Gather the lines from the material that contain "drawn".

○ ○ ○ ○ ○

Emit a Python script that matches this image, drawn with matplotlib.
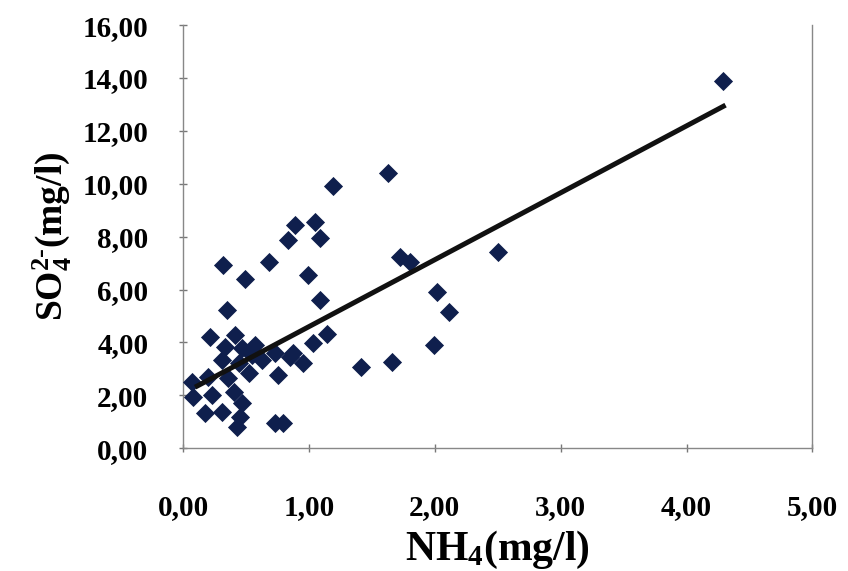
import matplotlib
matplotlib.use("Agg")
import matplotlib.pyplot as plt
import numpy as np

# NH4 (mg/l) and SO4 2- (mg/l) values
nh4 = [4.29, 1.63, 1.19, 0.89, 1.05, 0.835, 1.09, 0.32, 0.68, 0.49, 0.99,
       1.72, 1.80, 2.50, 2.02, 2.11, 1.99, 1.66, 1.41, 1.09, 0.35, 0.21,
       1.14, 1.03, 0.85, 0.95, 0.41, 0.33, 0.47, 0.57, 0.31, 0.44, 0.63,
       0.73, 0.87, 0.755, 0.07, 0.20, 0.36, 0.52, 0.08, 0.23, 0.40, 0.47,
       0.175, 0.31, 0.45, 0.43, 0.73, 0.79, 0.55]
so4 = [13.88, 10.40, 9.91, 8.43, 8.55, 7.87, 7.94, 6.92, 7.04, 6.39, 6.54,
       7.22, 7.03, 7.41, 5.90, 5.14, 3.90, 3.25, 3.06, 5.60, 5.22, 4.20,
       4.31, 3.97, 3.44, 3.21, 4.27, 3.82, 3.78, 3.90, 3.33, 3.21, 3.33,
       3.59, 3.59, 2.76, 2.50, 2.69, 2.65, 2.84, 1.93, 2.00, 2.12, 1.70,
       1.32, 1.36, 1.17, 0.79, 0.95, 0.95, 3.52]

# trend line as drawn in the chart (slope, intercept, x range)
trend_slope = 2.53
trend_intercept = 2.07
trend_x = [0.095, 4.31]

x_ticks = [0, 1, 2, 3, 4, 5]
y_ticks = [0, 2, 4, 6, 8, 10, 12, 14, 16]

plt.rcParams['font.family'] = ['Liberation Serif', 'DejaVu Serif']
plt.rcParams['font.weight'] = 'bold'
plt.rcParams['mathtext.fontset'] = 'custom'
plt.rcParams['mathtext.rm'] = 'Liberation Serif:bold'
plt.rcParams['mathtext.bf'] = 'Liberation Serif:bold'
plt.rcParams['mathtext.it'] = 'Liberation Serif:bold'

fig = plt.figure(figsize=(8.48, 5.71), dpi=100)
ax = fig.add_axes([0.216, 0.215, 0.742, 0.741])

ax.scatter(nh4, so4, marker='D', s=95, color='#0f1f4d', zorder=3, linewidths=0)

xl = np.array(trend_x)
ax.plot(xl, trend_slope * xl + trend_intercept, color='#111111', lw=3.6,
        zorder=4, solid_capstyle='butt')

ax.set_xlim(0, 5)
ax.set_ylim(0, 16)
ax.set_xticks(x_ticks)
ax.set_yticks(y_ticks)
ax.set_xticklabels([f"{v:.2f}".replace('.', ',') for v in x_ticks])
ax.set_yticklabels([f"{v:.2f}".replace('.', ',') for v in y_ticks])
ax.tick_params(axis='both', labelsize=21, colors='#777777', labelcolor='black',
               direction='inout', length=6, width=1)
ax.tick_params(axis='x', pad=30)
ax.tick_params(axis='y', pad=22)

for s in ['left', 'bottom', 'right']:
    ax.spines[s].set_color('#888888')
    ax.spines[s].set_linewidth(1)
ax.spines['top'].set_visible(False)

ax.set_xlabel(r'$\mathrm{NH_4(mg/l)}$', fontsize=30, labelpad=6)
ax.set_ylabel(r'$\mathrm{SO_4^{2\text{-}}(mg/l)}$', fontsize=27, labelpad=6)

fig.savefig('out.png', dpi=100)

○ ○ ○ ○ ○

FINAL RESULT:
Emit a Python script that matches this image, drawn with matplotlib.
# trend line as drawn in the chart (slope, intercept, x range)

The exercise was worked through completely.